Montgomery Bus Boycott: Lessons In The Power Of Organized People
Montgomery Bus Boycott Offers Lessons In The Power Of Organized People

With increased energy in economic boycotts and talks of general strikes, the lessons of the Montgomery Bus Boycott are more critical than ever. Economic boycotts remain a core part of the people’s response to unchecked corporate power.
At 70, the Montgomery Bus Boycott remains the gold standard for economic boycotts. Arguably the most successful economic boycott in U.S. history, the Montgomery Bus Boycott was a year-long mutual aid project and mass movement.
What started as a one-day call to action became a year of sustained community organizing, coordination, and care. It rejected injustice in the city’s bus system and built an alternative network to resource and empower the local Black community.
Local leaders E.D. Nixon and JoAnn Robinson seized the moment and ushered in a new community organization, the Montgomery Improvement Association. They understood that sustaining a direct action, such as a mass boycott, required organized people.
It takes more than radical imagination to sustain energy and activity. Keeping people engaged and organized requires organization. Through the Montgomery Improvement Association’s efforts, they kept the momentum and organized alternatives to the city’s bus system.
Building on the carpool model used during the 1953 bus boycott in Baton Rouge, the Montgomery Improvement Association coordinated 300 rideshares. It’s estimated that, between carpooling and taxis, organizers provided 20,000 free rides daily. Other people walked when they could.
“One of the things that made our movement so very significant because we were banding together on a common cause,” Rosa Parks said in a speech at the Cleveland City Club. “As long as we were divided and fearful, we were defeated.”
The Montgomery Bus Boycott is an example of the importance of narrative power
Over the last several decades, fact became folklore with the true genius of the boycott.
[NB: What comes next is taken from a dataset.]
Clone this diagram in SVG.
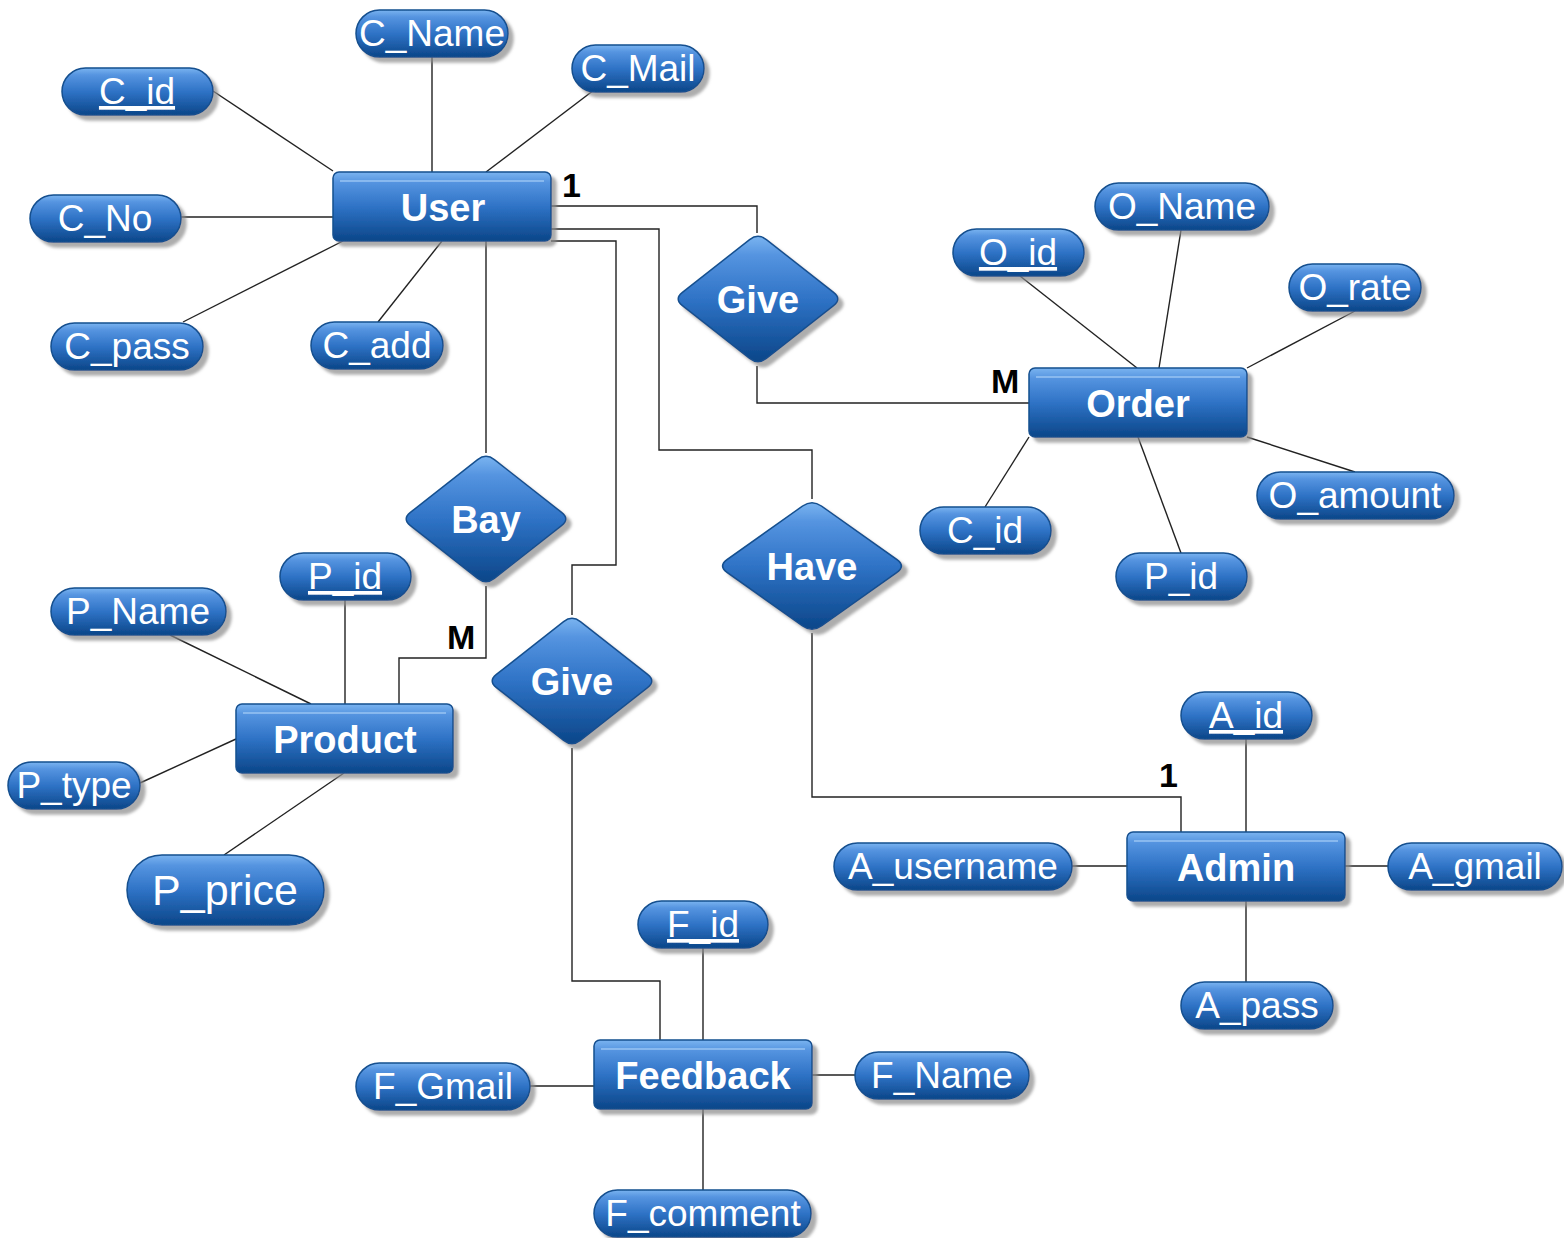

In many ways, the Montgomery Bus Boycott also reminds us of the importance of narrative power.
By reducing the story to a tired “old woman” who just couldn’t take it anymore, the boycott’s biggest lessons have been pushed aside. The strategic framework of the Montgomery Bus Boycott affirmed self-determination and cooperative action to address a collective grievance.
As an article published by Learning for Justice explained, the boycott also served as a “consciousness-raising, galvanizing experience.” Boycotts are a tactic to achieve a particular outcome.
Tactics alone are not a strategy and will not sustain the win once it is achieved. The Montgomery Bus Boycott was a part of a larger strategy to end segregation.
But the individual experiences helped document the injustice and specific harms caused by the system. These experiences also formed the foundation of the litigation strategy that ran in parallel with the boycott.
Boycott leaders tried unsuccessfully to negotiate with the city. But four Black women from Montgomery, including Aurelia Browder and Claudette Colvin, carried the boycott’s energy into the courtroom.
Browder v. Gayle ultimately led to the desegregation of buses in Alabama. Both the boycott and the litigation proved that overcoming systemic injustice requires more than individual accounts of mistreatment.
Mass actions require sustained engagement and political education
Given the shifts in society and culture over the last 70 years, it takes more to help people understand the shared importance of these efforts. The Montgomery Bus Boycott was directly connected with people’s lived experiences. And there was a shared interest in the outcome, desegregating city buses.
Today, the connections are not as direct, and the challenges are plenty. The multilayered structures of oppression require deep conversations and political education. Boycotting companies over federal policy shifts requires more than outrage.
Even with a clear call to action, boycotts require a well-defined strategy and a political analysis shared and understood by the people being mobilized. Yet without political education and mass organizing, we will end up with people selling out our communities on Black Friday for empty bags of nothing in hopes of getting something for free.
During an August panel discussion on sustaining organizing for economic boycotts, former Florida State Sen. Dwight Bullard called for Black consumers to engage in more cooperative activities.
“Whatever you want to call the cooperative economics that Black folks have been doing forever, we need to do that more often and with greater regularity,” he said. “We have to tap more into this notion of being more cooperative with our economics.”
The cooperative economics of the Montgomery Bus Boycott directly contended with the abuse of power by the city and the racist power structure behind it. We can’t just take the old tactics and strategies and simply rinse and repeat.
Still, boycotts remain a viable tool for leveraging our physical presence and capital to advance an agenda in the interest of our families and communities.
There is a more profound cultural shift that needs to happen in the 21st Century. Unlike 70 years ago, there is no longer the same shared experience or belief in outcomes and conditions.
Pockets of commonality are not enough. Overcoming contemporary injustices requires deepening cultural and civic engagement and participation that extends beyond voting and elections.
We must learn from the past and refresh our strategies to meet the moment.